- Directed by: Allan King
- Written by: Patricia Louisianna Knop
- Based on: The Silence of the North by Olive Frederickson & Ben East
- Produced by: Robert Baylis Murray Shostak
- Starring: Ellen Burstyn Tom Skerritt Gordon Pinsent
- Cinematography: Richard Leiterman
- Edited by: Arla Saare
- Music by: Allan Macmillan
- Distributed by: Universal Pictures
- Release date: October 23, 1981;
- Running time: 94 minutes
- Country: Canada
- Language: English
- Box office: $1,622,898

= Silence of the North =

1981 film by Allan King

Silence of the North is a 1981 semi-autobiographical Canadian film of author Olive Frederickson, taken from the book of the same name. The film stars Ellen Burstyn as Olive, Tom Skerritt as her first husband Walter Reamer who was killed, and Gordon Pinsent as her second husband John Frederickson. All three main actors were nominated for Genie Awards, as was the director, Allan King.

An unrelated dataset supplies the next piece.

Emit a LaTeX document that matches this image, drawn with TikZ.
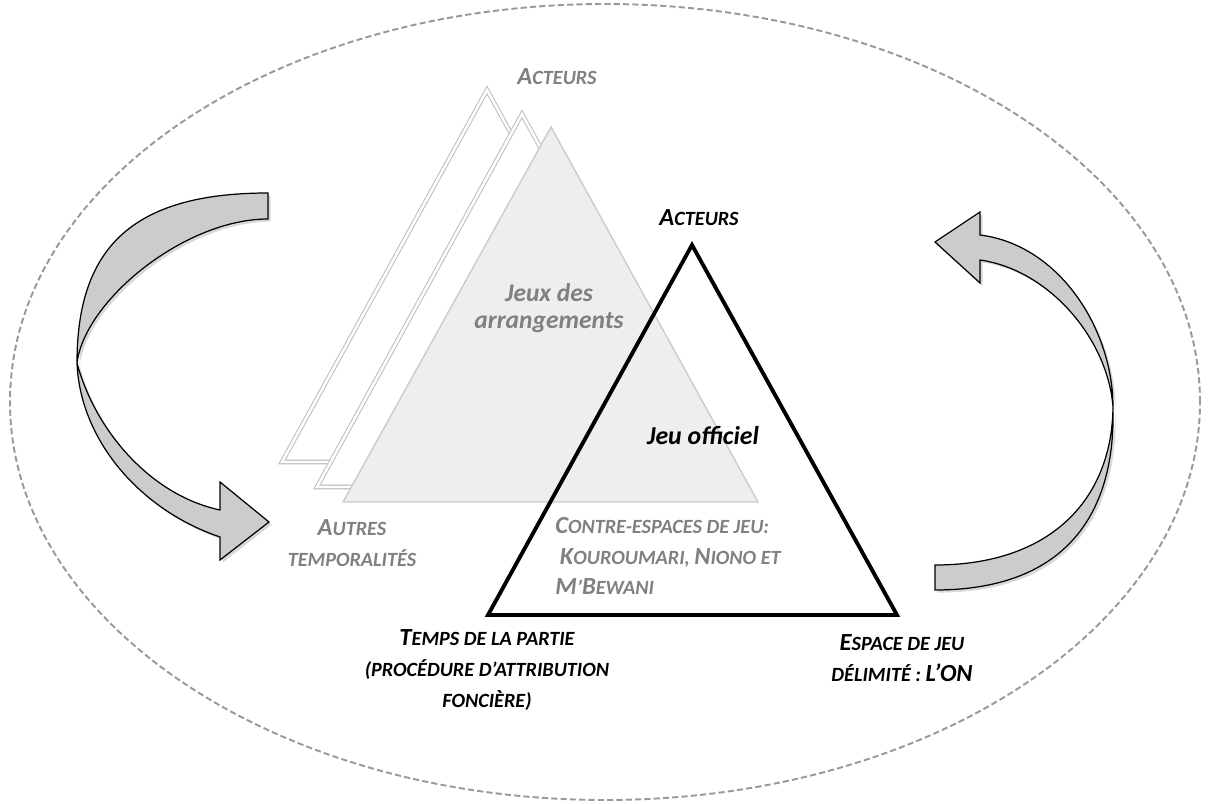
\documentclass[tikz,border=0pt]{standalone}
\usepackage{fontspec}
\setmainfont{Carlito}
\usepackage{xcolor}
\usepackage{tikz}
\usetikzlibrary{shapes.geometric, shadows}

\newcommand\initcap[1]{{\fontsize{14}{17.6}\selectfont #1}}

\begin{document}
\begin{tikzpicture}[x=0.02cm, y=-0.02cm,
  txt/.style={font=\fontsize{11.5}{17.6}\selectfont\bfseries\itshape, align=center, inner sep=0pt},
  grey/.style={txt, text=gray},
  ghost/.style={draw=gray!50, double=white, double distance=1.4pt, line width=0.6pt, fill=white},
  turn/.style={draw=black, line width=0.7pt, fill=gray!40, drop shadow={shadow xshift=1.5pt, shadow yshift=-1.5pt, opacity=0.3}}]
  \useasboundingbox (0,0) rectangle (1208,804);

  % frame
  \node [draw=gray!80, dashed, dash pattern=on 3.5pt off 1.8pt, line width=1.1pt, ellipse, minimum width=1190*0.02cm, minimum height=796*0.02cm, inner sep=0pt] (frame) at (605,402) {};

  % shadow games
  \draw [ghost] (487,90) -- (692,462) -- (282,462) -- cycle;
  \draw [ghost] (522,114) -- (727,487) -- (317,487) -- cycle;
  \draw [draw=gray!40, fill=gray!13, line width=0.8pt] (551,127) -- (758,502) -- (343,502) -- cycle;

  % official game
  \draw [line width=2.2pt] (692,245) -- (897,615) -- (488,615) -- cycle;

  % cycle arrows
  \path [turn] (268,193) .. controls (130,193) and (77,250) .. (77,363)
    .. controls (80,440) and (140,510) .. (220,537) -- (220,560) -- (269,522) -- (220,482) -- (220,510)
    .. controls (150,495) and (95,430) .. (77,363)
    .. controls (85,300) and (185,219) .. (268,219) -- cycle;
  \path [turn] (980,235) .. controls (1060,245) and (1113,330) .. (1113,407)
    .. controls (1116,520) and (1060,590) .. (935,590) -- (935,565)
    .. controls (1050,565) and (1112,500) .. (1113,407)
    .. controls (1108,340) and (1050,270) .. (980,260) -- (980,283) -- (935,242) -- (980,212) -- cycle;

  % labels
  \node [grey] (acteursgris) at (557,77) {\initcap{A}CTEURS};
  \node [txt] (acteurs) at (699,218) {\initcap{A}CTEURS};
  \node [grey, font=\fontsize{14.5}{15.5}\selectfont\bfseries\itshape] (arrangements) at (549,308) {Jeux des\\arrangements};
  \node [txt, font=\fontsize{14.7}{17.6}\selectfont\bfseries\itshape] (officiel) at (703,436) {Jeu officiel};
  \node [grey, align=left, anchor=west] (contre) at (555,556) {\initcap{C}ONTRE-ESPACES DE JEU:\\\ \initcap{K}OUROUMARI, \initcap{N}IONO ET\\\initcap{M}’\initcap{B}EWANI};
  \node [grey] (autres) at (352,543) {\initcap{A}UTRES\\TEMPORALITÉS};
  \node [txt] (temps) at (487,670) {\initcap{T}EMPS DE LA PARTIE\\(PROCÉDURE D’ATTRIBUTION\\FONCIÈRE)};
  \node [txt] (espace) at (902,658) {\initcap{E}SPACE DE JEU\\DÉLIMITÉ : \initcap{L’ON}};
\end{tikzpicture}
\end{document}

Originally, the film was set to share the title of its country music theme song, "Comes a Time" performed by Lacy J. Dalton and composed by Neil Young, but at the last minute the title of the book was retained for the film.

The film was a box office flop upon its original theatrical release, but a combination of the song winning an award and pay-TV service SelecTV picking it up 18 months later for its evening lineup, allowed the film to develop a cult following.

Canadian filmmaker Guy Maddin said in an interview that he worked as an extra in the film.